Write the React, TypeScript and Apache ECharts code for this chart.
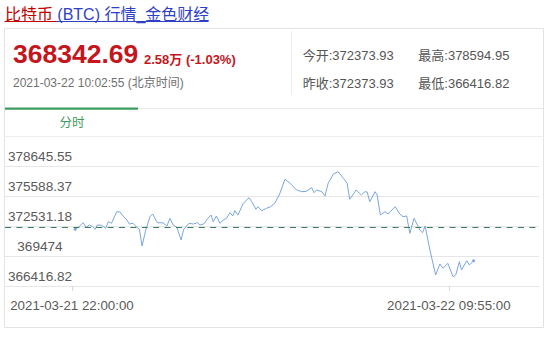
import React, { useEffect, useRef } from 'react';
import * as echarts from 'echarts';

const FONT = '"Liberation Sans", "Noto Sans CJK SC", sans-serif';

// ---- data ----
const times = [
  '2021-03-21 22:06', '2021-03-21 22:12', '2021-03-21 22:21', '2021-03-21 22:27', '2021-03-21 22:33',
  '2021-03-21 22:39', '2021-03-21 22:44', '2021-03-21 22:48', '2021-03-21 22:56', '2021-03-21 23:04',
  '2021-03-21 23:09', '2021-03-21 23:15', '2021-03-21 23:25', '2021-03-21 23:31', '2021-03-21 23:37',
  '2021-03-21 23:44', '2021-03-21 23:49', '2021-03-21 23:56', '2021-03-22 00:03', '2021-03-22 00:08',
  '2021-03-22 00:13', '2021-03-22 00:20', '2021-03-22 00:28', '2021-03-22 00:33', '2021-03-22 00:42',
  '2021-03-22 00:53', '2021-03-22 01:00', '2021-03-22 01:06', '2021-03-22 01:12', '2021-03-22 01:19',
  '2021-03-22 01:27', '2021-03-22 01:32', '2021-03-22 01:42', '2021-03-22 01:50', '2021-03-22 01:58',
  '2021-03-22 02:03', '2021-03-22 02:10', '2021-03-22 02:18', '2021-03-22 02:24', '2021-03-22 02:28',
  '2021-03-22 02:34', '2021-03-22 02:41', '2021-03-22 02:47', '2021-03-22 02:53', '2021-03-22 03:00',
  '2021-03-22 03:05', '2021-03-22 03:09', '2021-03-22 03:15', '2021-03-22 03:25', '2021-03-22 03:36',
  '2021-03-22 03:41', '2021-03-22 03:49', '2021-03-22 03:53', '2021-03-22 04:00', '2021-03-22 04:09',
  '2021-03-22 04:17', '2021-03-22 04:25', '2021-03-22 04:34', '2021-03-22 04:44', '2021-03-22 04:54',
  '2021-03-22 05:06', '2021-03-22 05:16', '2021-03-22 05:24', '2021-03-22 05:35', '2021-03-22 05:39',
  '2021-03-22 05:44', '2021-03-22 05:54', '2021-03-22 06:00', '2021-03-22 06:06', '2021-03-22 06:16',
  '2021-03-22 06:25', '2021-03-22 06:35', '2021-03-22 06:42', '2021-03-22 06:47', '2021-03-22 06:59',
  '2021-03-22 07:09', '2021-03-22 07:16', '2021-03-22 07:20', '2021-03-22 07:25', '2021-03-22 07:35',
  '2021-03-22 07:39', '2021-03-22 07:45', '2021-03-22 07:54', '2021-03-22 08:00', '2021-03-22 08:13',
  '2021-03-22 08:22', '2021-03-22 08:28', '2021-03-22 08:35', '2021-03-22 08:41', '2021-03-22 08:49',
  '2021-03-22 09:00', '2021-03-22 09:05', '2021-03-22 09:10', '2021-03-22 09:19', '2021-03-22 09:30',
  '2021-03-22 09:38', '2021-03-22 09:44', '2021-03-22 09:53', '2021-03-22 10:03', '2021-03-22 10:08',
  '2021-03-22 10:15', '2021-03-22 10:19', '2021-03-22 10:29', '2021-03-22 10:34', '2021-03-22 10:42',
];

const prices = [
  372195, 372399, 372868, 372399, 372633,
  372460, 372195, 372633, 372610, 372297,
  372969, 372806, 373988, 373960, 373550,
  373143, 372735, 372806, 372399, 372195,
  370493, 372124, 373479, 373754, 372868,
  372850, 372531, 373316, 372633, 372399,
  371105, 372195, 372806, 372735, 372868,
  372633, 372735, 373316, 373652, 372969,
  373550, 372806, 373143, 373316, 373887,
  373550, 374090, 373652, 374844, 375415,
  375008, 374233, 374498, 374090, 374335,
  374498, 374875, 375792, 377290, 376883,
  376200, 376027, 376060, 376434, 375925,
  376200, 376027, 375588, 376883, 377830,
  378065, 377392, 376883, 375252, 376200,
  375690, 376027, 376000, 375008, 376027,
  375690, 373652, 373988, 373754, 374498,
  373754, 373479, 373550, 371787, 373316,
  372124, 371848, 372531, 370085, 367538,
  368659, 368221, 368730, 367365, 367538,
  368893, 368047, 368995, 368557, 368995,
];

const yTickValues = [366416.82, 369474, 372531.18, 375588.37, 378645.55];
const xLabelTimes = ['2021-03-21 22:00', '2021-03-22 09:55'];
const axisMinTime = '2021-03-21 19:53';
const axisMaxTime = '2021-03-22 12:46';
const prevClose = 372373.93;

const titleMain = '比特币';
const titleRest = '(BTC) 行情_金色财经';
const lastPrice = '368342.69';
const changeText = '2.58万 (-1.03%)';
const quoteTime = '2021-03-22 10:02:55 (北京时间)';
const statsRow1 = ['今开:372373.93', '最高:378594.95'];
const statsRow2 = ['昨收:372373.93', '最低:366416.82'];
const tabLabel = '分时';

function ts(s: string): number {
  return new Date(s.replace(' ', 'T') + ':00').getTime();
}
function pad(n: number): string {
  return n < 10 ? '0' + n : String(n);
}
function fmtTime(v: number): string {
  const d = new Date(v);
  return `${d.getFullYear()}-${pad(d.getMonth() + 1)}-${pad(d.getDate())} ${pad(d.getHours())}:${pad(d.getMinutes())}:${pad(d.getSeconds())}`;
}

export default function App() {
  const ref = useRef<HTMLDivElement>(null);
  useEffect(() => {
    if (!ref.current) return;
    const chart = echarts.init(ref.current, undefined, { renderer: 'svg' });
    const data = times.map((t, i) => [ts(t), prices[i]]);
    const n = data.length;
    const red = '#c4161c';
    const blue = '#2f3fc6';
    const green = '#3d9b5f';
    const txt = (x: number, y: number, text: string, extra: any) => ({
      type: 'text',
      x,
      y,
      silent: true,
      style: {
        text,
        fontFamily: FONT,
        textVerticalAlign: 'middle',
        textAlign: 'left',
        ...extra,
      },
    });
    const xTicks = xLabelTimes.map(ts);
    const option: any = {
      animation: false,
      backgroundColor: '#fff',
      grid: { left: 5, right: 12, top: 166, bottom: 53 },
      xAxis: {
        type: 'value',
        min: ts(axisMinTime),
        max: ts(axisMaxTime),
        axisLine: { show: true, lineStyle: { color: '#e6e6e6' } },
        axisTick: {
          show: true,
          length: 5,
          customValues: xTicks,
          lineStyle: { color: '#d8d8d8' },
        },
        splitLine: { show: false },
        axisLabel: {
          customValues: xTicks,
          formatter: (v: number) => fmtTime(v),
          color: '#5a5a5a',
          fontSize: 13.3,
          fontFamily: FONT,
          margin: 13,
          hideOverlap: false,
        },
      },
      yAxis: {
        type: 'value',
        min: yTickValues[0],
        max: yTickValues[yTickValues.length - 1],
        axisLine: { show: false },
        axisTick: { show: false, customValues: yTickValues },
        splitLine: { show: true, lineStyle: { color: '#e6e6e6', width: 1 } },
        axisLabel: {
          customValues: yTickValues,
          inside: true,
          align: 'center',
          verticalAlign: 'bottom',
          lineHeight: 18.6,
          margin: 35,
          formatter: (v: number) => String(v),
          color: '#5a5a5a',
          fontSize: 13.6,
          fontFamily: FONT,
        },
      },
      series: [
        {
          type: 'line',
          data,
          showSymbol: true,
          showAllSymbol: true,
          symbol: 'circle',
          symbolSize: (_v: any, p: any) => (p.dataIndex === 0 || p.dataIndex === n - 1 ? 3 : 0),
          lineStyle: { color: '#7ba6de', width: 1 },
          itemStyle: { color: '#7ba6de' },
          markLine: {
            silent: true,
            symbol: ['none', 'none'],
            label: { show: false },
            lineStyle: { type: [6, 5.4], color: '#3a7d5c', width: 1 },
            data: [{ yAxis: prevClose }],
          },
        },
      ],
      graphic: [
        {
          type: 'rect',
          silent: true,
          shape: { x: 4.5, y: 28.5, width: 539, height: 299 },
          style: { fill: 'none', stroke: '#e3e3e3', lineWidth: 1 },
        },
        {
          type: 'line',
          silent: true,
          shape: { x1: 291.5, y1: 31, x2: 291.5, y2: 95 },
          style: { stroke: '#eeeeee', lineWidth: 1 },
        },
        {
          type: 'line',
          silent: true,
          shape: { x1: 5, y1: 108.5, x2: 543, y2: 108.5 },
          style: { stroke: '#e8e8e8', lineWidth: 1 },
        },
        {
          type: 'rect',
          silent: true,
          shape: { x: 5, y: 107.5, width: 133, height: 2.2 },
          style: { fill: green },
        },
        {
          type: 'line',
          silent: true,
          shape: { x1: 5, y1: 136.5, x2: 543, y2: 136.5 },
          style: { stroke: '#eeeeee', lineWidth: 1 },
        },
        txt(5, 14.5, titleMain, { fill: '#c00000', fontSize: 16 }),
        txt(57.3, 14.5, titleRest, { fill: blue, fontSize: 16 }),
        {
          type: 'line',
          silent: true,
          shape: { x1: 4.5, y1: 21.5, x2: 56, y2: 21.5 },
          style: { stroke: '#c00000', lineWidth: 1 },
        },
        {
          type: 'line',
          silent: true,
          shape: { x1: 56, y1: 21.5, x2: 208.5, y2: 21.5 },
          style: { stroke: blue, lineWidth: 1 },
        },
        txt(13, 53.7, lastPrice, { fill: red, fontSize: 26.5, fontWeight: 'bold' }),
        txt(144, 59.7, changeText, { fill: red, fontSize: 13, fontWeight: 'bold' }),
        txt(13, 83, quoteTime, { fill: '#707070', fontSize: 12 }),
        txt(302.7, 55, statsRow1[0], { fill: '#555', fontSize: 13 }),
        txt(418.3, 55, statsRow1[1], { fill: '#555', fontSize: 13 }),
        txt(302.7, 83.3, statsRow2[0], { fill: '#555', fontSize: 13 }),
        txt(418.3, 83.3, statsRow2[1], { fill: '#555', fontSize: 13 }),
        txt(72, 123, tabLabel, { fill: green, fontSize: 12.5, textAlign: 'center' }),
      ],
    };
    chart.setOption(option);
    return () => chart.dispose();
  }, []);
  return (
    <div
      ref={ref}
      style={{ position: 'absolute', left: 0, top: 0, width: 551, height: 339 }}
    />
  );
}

==

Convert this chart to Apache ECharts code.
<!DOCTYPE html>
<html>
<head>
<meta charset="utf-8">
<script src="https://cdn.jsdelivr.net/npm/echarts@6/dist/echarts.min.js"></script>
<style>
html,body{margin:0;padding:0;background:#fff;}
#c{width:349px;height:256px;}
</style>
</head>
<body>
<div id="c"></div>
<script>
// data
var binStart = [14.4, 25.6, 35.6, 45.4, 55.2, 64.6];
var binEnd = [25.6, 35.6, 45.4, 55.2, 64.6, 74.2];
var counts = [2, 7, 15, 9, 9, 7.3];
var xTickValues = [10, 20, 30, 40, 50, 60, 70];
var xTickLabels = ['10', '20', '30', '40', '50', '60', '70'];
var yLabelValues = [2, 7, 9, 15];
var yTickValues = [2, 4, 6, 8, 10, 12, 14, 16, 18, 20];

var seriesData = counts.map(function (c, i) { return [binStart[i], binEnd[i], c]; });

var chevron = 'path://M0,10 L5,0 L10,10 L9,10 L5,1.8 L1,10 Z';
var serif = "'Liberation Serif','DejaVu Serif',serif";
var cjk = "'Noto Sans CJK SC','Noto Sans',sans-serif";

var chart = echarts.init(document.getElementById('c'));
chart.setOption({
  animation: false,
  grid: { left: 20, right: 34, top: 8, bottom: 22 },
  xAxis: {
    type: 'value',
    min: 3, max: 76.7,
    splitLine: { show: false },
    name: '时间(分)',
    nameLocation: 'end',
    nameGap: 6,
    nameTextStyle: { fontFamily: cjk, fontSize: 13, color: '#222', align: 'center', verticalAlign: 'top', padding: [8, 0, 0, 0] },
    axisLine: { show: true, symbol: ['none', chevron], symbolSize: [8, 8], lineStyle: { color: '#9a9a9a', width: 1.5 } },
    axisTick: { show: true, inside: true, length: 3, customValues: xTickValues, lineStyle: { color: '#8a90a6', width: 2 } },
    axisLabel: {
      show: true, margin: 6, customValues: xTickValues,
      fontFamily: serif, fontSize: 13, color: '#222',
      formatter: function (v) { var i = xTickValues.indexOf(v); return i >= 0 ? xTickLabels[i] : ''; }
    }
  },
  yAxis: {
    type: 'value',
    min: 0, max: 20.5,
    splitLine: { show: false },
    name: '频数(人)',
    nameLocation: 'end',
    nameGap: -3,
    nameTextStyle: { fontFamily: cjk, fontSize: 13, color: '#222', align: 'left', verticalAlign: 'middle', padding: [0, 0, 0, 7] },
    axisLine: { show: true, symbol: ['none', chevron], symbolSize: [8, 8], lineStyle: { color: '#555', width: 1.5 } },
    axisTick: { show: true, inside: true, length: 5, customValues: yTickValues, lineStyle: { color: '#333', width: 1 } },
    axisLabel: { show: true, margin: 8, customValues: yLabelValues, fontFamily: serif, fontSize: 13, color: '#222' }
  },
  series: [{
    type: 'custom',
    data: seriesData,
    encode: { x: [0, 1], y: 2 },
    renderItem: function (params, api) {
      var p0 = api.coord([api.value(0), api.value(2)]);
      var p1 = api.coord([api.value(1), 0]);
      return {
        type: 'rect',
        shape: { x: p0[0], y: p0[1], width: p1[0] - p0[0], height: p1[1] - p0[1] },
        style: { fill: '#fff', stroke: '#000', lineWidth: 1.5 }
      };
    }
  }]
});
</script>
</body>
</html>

* * *

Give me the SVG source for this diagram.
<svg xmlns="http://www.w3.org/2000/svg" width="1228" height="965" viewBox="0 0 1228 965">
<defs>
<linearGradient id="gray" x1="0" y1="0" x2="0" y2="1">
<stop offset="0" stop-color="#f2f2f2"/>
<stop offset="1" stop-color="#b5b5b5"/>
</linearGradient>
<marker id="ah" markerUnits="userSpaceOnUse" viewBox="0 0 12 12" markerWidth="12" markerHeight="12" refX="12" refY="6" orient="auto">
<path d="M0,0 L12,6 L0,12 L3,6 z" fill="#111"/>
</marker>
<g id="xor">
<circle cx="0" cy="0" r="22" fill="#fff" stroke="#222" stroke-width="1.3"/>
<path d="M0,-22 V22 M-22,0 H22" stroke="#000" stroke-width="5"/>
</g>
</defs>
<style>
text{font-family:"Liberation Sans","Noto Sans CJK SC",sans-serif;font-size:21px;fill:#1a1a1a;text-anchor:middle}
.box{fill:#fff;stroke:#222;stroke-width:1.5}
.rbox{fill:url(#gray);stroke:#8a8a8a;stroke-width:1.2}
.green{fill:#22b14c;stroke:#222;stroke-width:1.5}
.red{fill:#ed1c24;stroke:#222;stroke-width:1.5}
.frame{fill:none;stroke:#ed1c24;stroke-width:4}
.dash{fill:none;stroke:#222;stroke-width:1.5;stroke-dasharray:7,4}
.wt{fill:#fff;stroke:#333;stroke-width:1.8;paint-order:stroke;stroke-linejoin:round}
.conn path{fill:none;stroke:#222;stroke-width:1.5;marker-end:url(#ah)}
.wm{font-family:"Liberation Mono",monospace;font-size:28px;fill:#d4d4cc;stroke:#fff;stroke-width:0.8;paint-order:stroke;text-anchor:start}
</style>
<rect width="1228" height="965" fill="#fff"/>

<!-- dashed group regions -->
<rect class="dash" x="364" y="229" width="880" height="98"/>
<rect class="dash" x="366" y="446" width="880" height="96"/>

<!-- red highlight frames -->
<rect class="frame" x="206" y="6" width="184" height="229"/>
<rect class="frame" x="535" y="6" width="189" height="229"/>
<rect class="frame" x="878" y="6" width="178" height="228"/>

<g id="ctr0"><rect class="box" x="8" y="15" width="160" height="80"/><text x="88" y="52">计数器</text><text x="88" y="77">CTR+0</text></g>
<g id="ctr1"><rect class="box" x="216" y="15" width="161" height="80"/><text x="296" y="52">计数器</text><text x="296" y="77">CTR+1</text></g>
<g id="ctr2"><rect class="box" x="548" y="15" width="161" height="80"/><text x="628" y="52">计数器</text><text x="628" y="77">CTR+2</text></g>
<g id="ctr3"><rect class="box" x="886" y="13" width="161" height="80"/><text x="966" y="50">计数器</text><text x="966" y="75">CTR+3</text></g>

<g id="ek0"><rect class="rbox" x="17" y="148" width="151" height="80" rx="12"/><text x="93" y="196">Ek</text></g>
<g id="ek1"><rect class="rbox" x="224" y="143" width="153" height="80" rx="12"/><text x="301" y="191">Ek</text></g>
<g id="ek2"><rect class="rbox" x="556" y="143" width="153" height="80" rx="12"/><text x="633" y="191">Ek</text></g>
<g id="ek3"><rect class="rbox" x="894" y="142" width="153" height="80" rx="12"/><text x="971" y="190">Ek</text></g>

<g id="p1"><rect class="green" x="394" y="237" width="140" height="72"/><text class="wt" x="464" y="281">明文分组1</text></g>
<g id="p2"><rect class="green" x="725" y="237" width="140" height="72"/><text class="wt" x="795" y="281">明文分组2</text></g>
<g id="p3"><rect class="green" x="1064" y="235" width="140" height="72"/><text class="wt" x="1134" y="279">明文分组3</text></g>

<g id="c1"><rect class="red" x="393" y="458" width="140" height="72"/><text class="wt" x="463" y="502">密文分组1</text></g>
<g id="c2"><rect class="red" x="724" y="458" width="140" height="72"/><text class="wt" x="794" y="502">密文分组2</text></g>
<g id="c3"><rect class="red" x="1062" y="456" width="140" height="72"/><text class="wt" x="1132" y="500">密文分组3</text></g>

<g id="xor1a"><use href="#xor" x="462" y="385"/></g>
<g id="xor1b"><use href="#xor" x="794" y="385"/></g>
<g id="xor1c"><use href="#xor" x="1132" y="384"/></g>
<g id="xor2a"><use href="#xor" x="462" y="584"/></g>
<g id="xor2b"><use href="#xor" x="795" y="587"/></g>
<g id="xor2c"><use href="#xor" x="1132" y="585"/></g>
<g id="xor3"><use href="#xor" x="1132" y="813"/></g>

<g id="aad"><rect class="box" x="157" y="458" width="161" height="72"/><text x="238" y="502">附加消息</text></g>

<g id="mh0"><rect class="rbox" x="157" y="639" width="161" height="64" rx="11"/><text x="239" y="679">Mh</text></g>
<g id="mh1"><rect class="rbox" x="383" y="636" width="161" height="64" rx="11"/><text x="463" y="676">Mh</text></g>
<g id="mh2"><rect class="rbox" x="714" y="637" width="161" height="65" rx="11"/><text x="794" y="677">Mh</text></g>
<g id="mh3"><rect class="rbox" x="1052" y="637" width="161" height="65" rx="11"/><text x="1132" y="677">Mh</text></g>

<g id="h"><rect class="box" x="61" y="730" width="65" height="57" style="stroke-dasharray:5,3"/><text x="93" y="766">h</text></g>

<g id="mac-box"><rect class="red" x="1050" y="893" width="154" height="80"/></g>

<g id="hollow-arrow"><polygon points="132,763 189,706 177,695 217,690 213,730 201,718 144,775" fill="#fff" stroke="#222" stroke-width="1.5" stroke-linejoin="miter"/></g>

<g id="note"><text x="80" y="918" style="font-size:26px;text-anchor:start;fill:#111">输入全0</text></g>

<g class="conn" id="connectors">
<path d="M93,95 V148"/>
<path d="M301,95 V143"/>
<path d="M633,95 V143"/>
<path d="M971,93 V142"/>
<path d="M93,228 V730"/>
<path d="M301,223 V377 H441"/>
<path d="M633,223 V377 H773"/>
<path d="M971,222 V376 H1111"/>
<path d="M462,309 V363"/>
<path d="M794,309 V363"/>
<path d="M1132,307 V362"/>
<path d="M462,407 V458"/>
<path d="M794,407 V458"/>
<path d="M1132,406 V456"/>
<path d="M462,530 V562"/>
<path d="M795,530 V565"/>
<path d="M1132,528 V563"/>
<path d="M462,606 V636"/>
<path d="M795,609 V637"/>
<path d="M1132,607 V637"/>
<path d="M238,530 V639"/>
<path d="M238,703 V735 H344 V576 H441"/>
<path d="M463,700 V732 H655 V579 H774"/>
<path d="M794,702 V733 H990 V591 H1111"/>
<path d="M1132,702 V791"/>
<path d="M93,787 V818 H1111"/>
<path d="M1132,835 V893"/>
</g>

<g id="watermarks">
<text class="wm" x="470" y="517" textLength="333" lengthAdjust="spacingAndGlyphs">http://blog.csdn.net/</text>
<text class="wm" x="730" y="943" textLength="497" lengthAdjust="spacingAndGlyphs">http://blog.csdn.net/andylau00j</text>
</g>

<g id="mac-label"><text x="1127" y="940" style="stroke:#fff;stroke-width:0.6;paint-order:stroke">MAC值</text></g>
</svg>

### Exercise requirements
Each line with the string "this" in it needs to be found and copied.

### Written answer
Write the React, TypeScript and Apache ECharts code for this chart.
Convert this chart to Apache ECharts code.
Give me the SVG source for this diagram.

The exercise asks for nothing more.